UPPER MARLBORO – Despite a call for full funding at the behest of the Prince George’s County Council, County Executive Rushern Baker III and Prince George’s County Public Schools, Governor Larry Hogan has decided to withhold the remaining 50 percent of the Geographic Cost of Education Index (GCEI) funding the county has sought.
PGCPS released a statement calling Hogan’s actions “disastrous” and saying the governor has a “disdain” for public schools.
“We are disappointed and mystified by Governor Hogan’s decision to reduce funding by half for GCEI, especially after the General Assembly worked so hard to restore this funding,” the statement said. “Whether this decision is due to a desire to play politics, misplaced priorities, or poor advice, what the Governor should know is that the children and families of PGCPS will be the ones punished by this very unfortunate action.”
PGCPS would have received $40 million from the state had the governor chosen to fully grant GCEI funding statewide. Instead, according to the statement, they will only receive $20 million, which is the equivalent of removing 240 teachers from classrooms throughout the county.
The Maryland General Assembly passed Senate bill 183 requiring Hogan to fully grant GCEI funding to the state, but the appropriation of the full funding is not mandated until FY 2017 while the budget just approved by the general assembly is for FY 2016.
With Hogan refusing to fully grant the rest of the GCEI funding to the county, PGCPS must now make decisions on whether they must cut costs from anywhere in their budget according to Sherrie Johnson, spokeswoman for PGCPS.
“We are still determining these things,” Johnson said. “No decisions for any cuts have been made as of yet.”
This is a move to ensure that pensions for Maryland state employees and teachers are not put at risk for reduction, according to Hogan.
“I was elected to deliver fiscal responsibility to Annapolis, which means putting an end to the damaging, budgetary gimmicks that put the state’s long term financial stability at risk,” Hogan said.
The Sentinel previously reported Hogan’s decision to slash GCEI funding by 50 percent, saving the state $143 million. Prince George’s County loses $20 million in GCEI funding as a result of the 50 percent cut from the state.

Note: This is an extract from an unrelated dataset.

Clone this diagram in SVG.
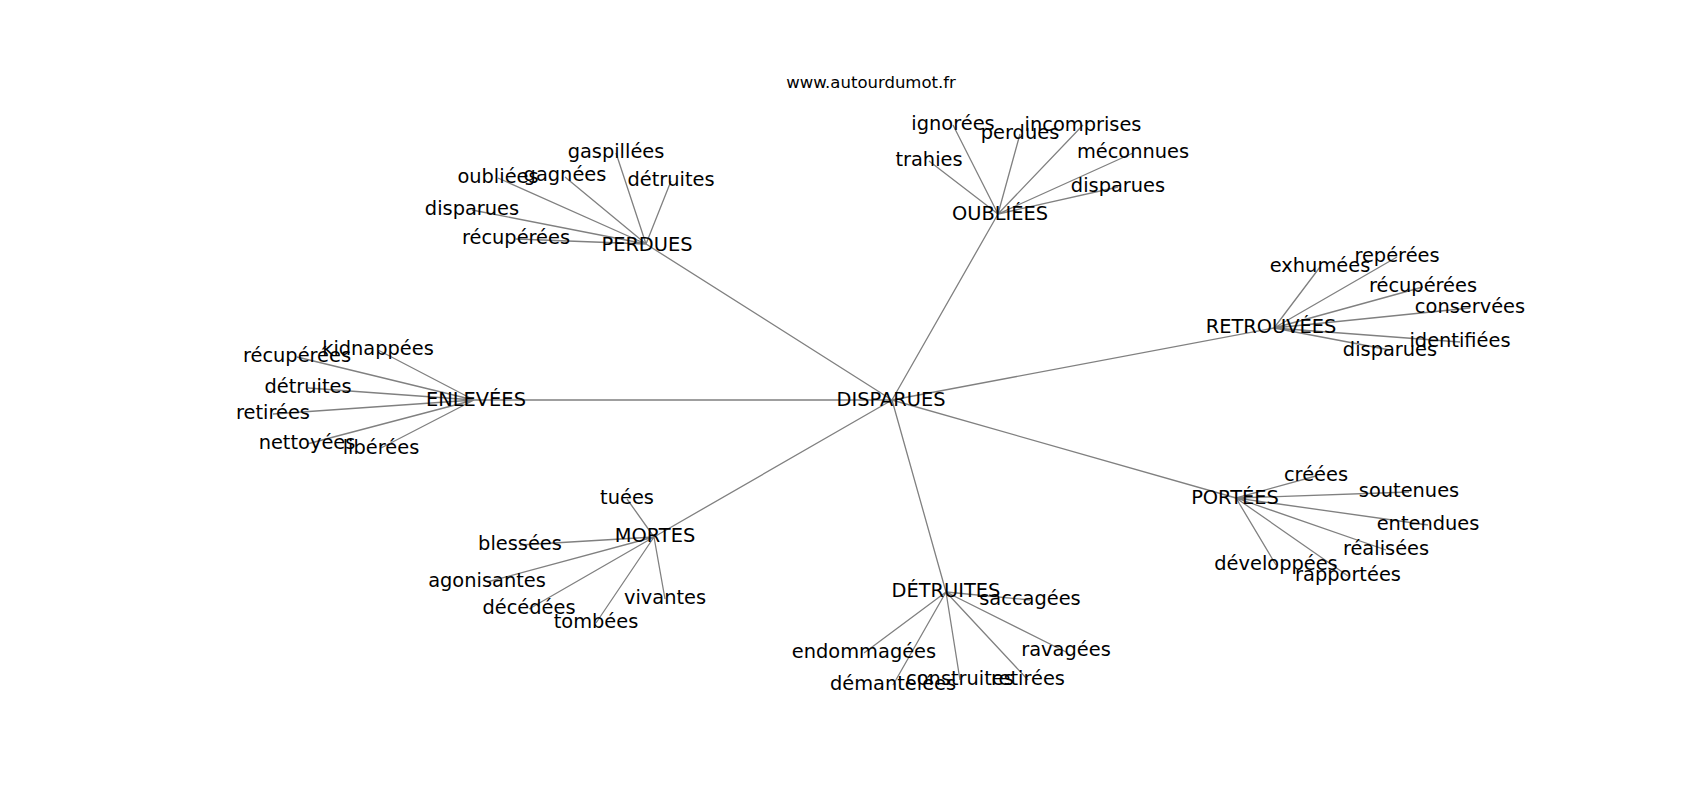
<svg xmlns="http://www.w3.org/2000/svg" width="1700" height="800" viewBox="0 0 1700 800">
<style>
.e{stroke:#808080;stroke-width:1.3;fill:none}
text{font-family:"DejaVu Sans","Liberation Sans",sans-serif;font-size:19.4px;fill:#000;text-anchor:middle}
.t{font-size:16.5px}
</style>
<rect width="1700" height="800" fill="#fff"/>
<text class="t" x="871" y="88">www.autourdumot.fr</text>
<g id="edges">
<path class="e" d="M892,400L646,244M892,400L998,214M892,400L1274,328M892,400L474,400M892,400L654,537M892,400L946,592M892,400L1236,498"/>
<path class="e" d="M646,244L616,153M646,244L498,178M646,244L565,177M646,244L671,181M646,244L472,210M646,244L516,239"/>
<path class="e" d="M998,214L953,125M998,214L929,161M998,214L1020,134M998,214L1083,125M998,214L1133,153M998,214L1118,187"/>
<path class="e" d="M1274,328L1320,267M1274,328L1397,257M1274,328L1423,287M1274,328L1470,308M1274,328L1460,342M1274,328L1390,350"/>
<path class="e" d="M474,400L378,350M474,400L297,357M474,400L308,388M474,400L273,414M474,400L307,444M474,400L381,448"/>
<path class="e" d="M654,537L627,499M654,537L520,545M654,537L487,582M654,537L529,609M654,537L596,623M654,537L665,599"/>
<path class="e" d="M946,592L1030,600M946,592L864,653M946,592L893,685M946,592L960,680M946,592L1028,680M946,592L1066,652"/>
<path class="e" d="M1236,498L1316,476M1236,498L1409,492M1236,498L1428,525M1236,498L1386,550M1236,498L1276,565M1236,498L1348,576"/>
</g>
<g id="disparues"><text x="891" y="406">DISPARUES</text></g>
<g id="perdues"><text x="647" y="251">PERDUES</text></g>
<g id="perdues-gaspillees"><text x="616" y="158">gaspillées</text></g>
<g id="perdues-oubliees"><text x="498" y="183">oubliées</text></g>
<g id="perdues-gagnees"><text x="565" y="181">gagnées</text></g>
<g id="perdues-detruites"><text x="671" y="186">détruites</text></g>
<g id="perdues-disparues"><text x="472" y="215">disparues</text></g>
<g id="perdues-recuperees"><text x="516" y="244">récupérées</text></g>
<g id="oubliees"><text x="1000" y="220">OUBLIÉES</text></g>
<g id="oubliees-ignorees"><text x="953" y="130">ignorées</text></g>
<g id="oubliees-trahies"><text x="929" y="166">trahies</text></g>
<g id="oubliees-perdues"><text x="1020" y="139">perdues</text></g>
<g id="oubliees-incomprises"><text x="1083" y="131">incomprises</text></g>
<g id="oubliees-meconnues"><text x="1133" y="158">méconnues</text></g>
<g id="oubliees-disparues"><text x="1118" y="192">disparues</text></g>
<g id="retrouvees"><text x="1271" y="333">RETROUVÉES</text></g>
<g id="retrouvees-exhumees"><text x="1320" y="272">exhumées</text></g>
<g id="retrouvees-reperees"><text x="1397" y="262">repérées</text></g>
<g id="retrouvees-recuperees"><text x="1423" y="292">récupérées</text></g>
<g id="retrouvees-conservees"><text x="1470" y="313">conservées</text></g>
<g id="retrouvees-identifiees"><text x="1460" y="347">identifiées</text></g>
<g id="retrouvees-disparues"><text x="1390" y="356">disparues</text></g>
<g id="enlevees"><text x="476" y="406">ENLEVÉES</text></g>
<g id="enlevees-kidnappees"><text x="378" y="355">kidnappées</text></g>
<g id="enlevees-recuperees"><text x="297" y="362">récupérées</text></g>
<g id="enlevees-detruites"><text x="308" y="393">détruites</text></g>
<g id="enlevees-retirees"><text x="273" y="419">retirées</text></g>
<g id="enlevees-nettoyees"><text x="307" y="449">nettoyées</text></g>
<g id="enlevees-liberees"><text x="381" y="454">libérées</text></g>
<g id="mortes"><text x="655" y="542">MORTES</text></g>
<g id="mortes-tuees"><text x="627" y="504">tuées</text></g>
<g id="mortes-blessees"><text x="520" y="550">blessées</text></g>
<g id="mortes-agonisantes"><text x="487" y="587">agonisantes</text></g>
<g id="mortes-decedees"><text x="529" y="614">décédées</text></g>
<g id="mortes-tombees"><text x="596" y="628">tombées</text></g>
<g id="mortes-vivantes"><text x="665" y="604">vivantes</text></g>
<g id="detruites"><text x="946" y="597">DÉTRUITES</text></g>
<g id="detruites-saccagees"><text x="1030" y="605">saccagées</text></g>
<g id="detruites-endommagees"><text x="864" y="658">endommagées</text></g>
<g id="detruites-demantelees"><text x="893" y="690">démantelées</text></g>
<g id="detruites-construites"><text x="960" y="685">construites</text></g>
<g id="detruites-retirees"><text x="1028" y="685">retirées</text></g>
<g id="detruites-ravagees"><text x="1066" y="656">ravagées</text></g>
<g id="portees"><text x="1235" y="504">PORTÉES</text></g>
<g id="portees-creees"><text x="1316" y="481">créées</text></g>
<g id="portees-soutenues"><text x="1409" y="497">soutenues</text></g>
<g id="portees-entendues"><text x="1428" y="530">entendues</text></g>
<g id="portees-realisees"><text x="1386" y="555">réalisées</text></g>
<g id="portees-developpees"><text x="1276" y="570">développées</text></g>
<g id="portees-rapportees"><text x="1348" y="581">rapportées</text></g>
</svg>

Baker questioned the commitment to the state’s education system from Hogan. This is doing a disservice to the children across the county and the state, Baker said.
“I believe it is a disservice to the people of Prince George’s County and a significant disinvestment in the children and future of this county and our state,” Baker said.
The county’s proposed budget that would help make PGCPS a top 10 school system by the year 2020, according to Baker, is seeking to make an additional investment in the school system that the state will not make.
“I proposed this investment based on data that consistently evidenced a deterioration of our school system over the past two decades in a number of areas, including teacher salaries and inequities in the types and level of resources offered to our children,” Baker said.
That is not a popular decision among county residents, Baker said, but the county must take a stand and “put politics aside” in order to make “fact-based” decisions and support the education system.
“It is disheartening that the Governor is not showing the same level of dedication to Prince George’s County children, who should also be highly valued children of the State of Maryland,” Baker said.
Despite Baker’s questions about his commitment to education in Maryland, Hogan said he is still committed to funding the education system and has increased education funding by $109 million from last year’s budgeted amount.
Overall, Hogan has committed $6.1 billion overall to K-12 education in the state including a $318 million investment in school construction.
“I also want to set the record straight on the investments my administration has made in K-12 education, including a $109 million increase in funding over last year,” Hogan said. “We have taken steps to grow education funding, but the state still faces $18.7 billion in unfunded pension liabilities, following $625 million in cuts to pension contributions in the last few years. To address this situation, I’ve decided not to follow the General Assembly’s recommendation to raid the pension fund.”
Removing money from pension funds would be “shortsighted and irresponsible,” Hogan said, and constituents elected him to “end this very type of reckless budgeting and governing.”
Pensions for employees are important, said County Council Chairman Mel Franklin, but the state legislature is finding ways to balance those issues along with education funding. This is a long-term issue, Franklin said, that will take more than cuts to solve.
“We’re going to have to address this on the state and local levels. We all are going to have to address this,” Franklin said. “My understanding is that the legislature found ways to fund these things and also provide equity and opportunity for education.”
Franklin said he is disappointed the governor is withholding the rest of the GCEI funding for the state. The reason for this funding, Franklin said, is to deliver an equitable and adequate education to children across the state.
“That’s why we have the funding distribution the way we have it in the state. It is to create equality and opportunity for all students. So when that funding is held hostage by the governor, it undermines equality and opportunity throughout the state,” Franklin said.
This is not about a dollar figure, Franklin said, but it is about the equal opportunity the dollar figure affords children in Maryland.
Hogan will not sign SB 183, he said, but the legislation passed favorably in the House (88-51) and Senate (32-15), collectively adding up to three more votes than needed to pass the bill.